Hello!
I need to know how many coding genes are in the Y chromosome. The first i try to filter gtf file with R using this code
#load gtf file
gtf <- rtracklayer::import('~/lapd/Index_hum/ann/Homo_sapiens.GRCh38.104.gtf')
gtf_df=as.data.frame(gtf)
##filter gtf file
library(dplyr)
gtf_filt= filter(gtf_df, type=='gene', gene_biotype == 'protein_coding')
chrY=filter(gtf_filt, chromosome_name == 'Y')
Thus, i found 46 coding genes. I thought that i had mistakes and try bioMart:
library(biomaRt)
ensembl = useMart("ensembl", dataset= "hsapiens_gene_ensembl")

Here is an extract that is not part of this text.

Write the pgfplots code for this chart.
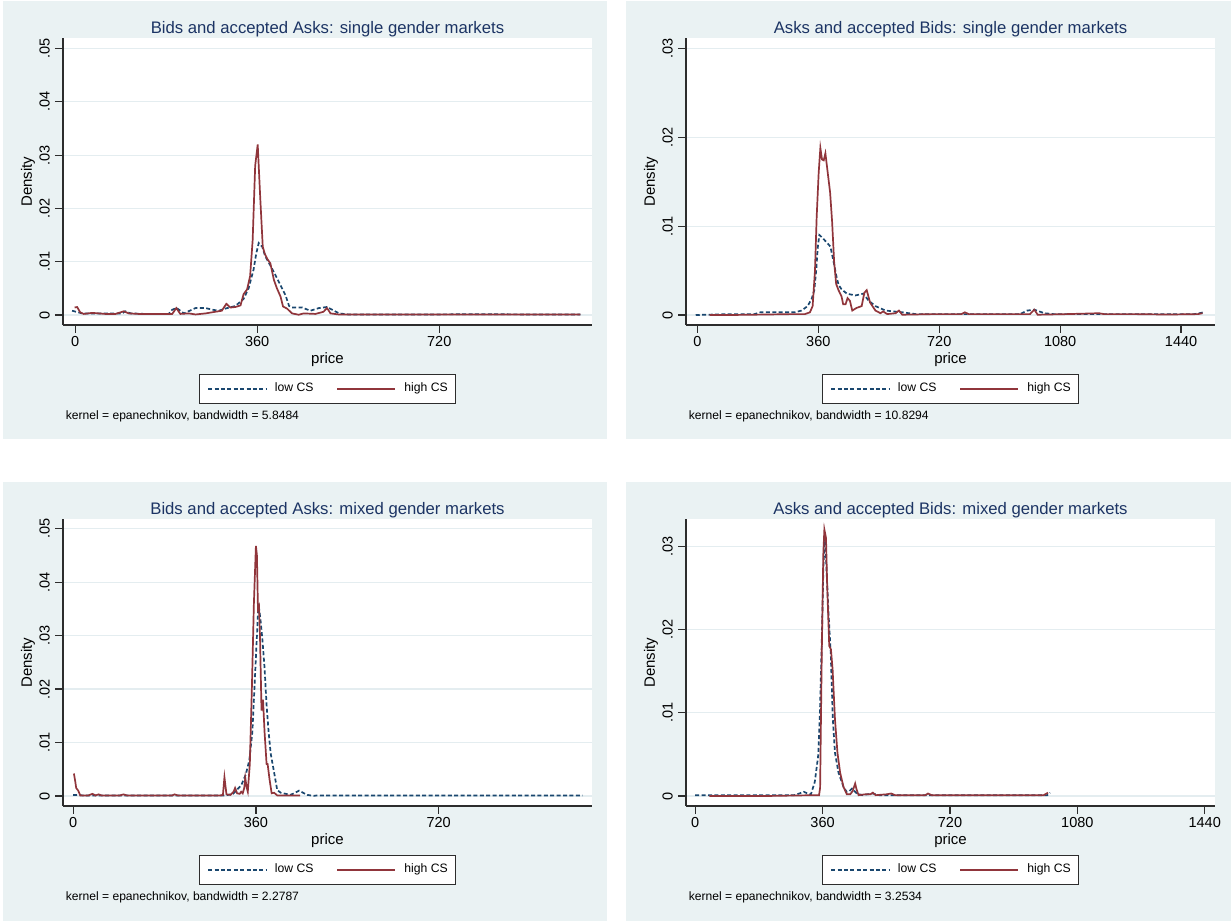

new=getBM(attributes=c("chromosome_name","ensembl_gene_id"), filters='biotype', values=c('protein_coding'), mart=ensembl)
chrY=filter(new, chromosome_name == 'Y')
And found 46 coding genes too. When I try to compare a number of protein-coding genes in ensemble statistics and my annotation file from ensemble i found the second trouble. In Ensembl statistics (http://www.ensembl.org/Homo_sapiens/Location/Genome?r=MT) 20,442 coding genes and in annotation files 19,937.
When do I have mistakes? Or its normal)
Y chromosome shows `64 protein coding genes.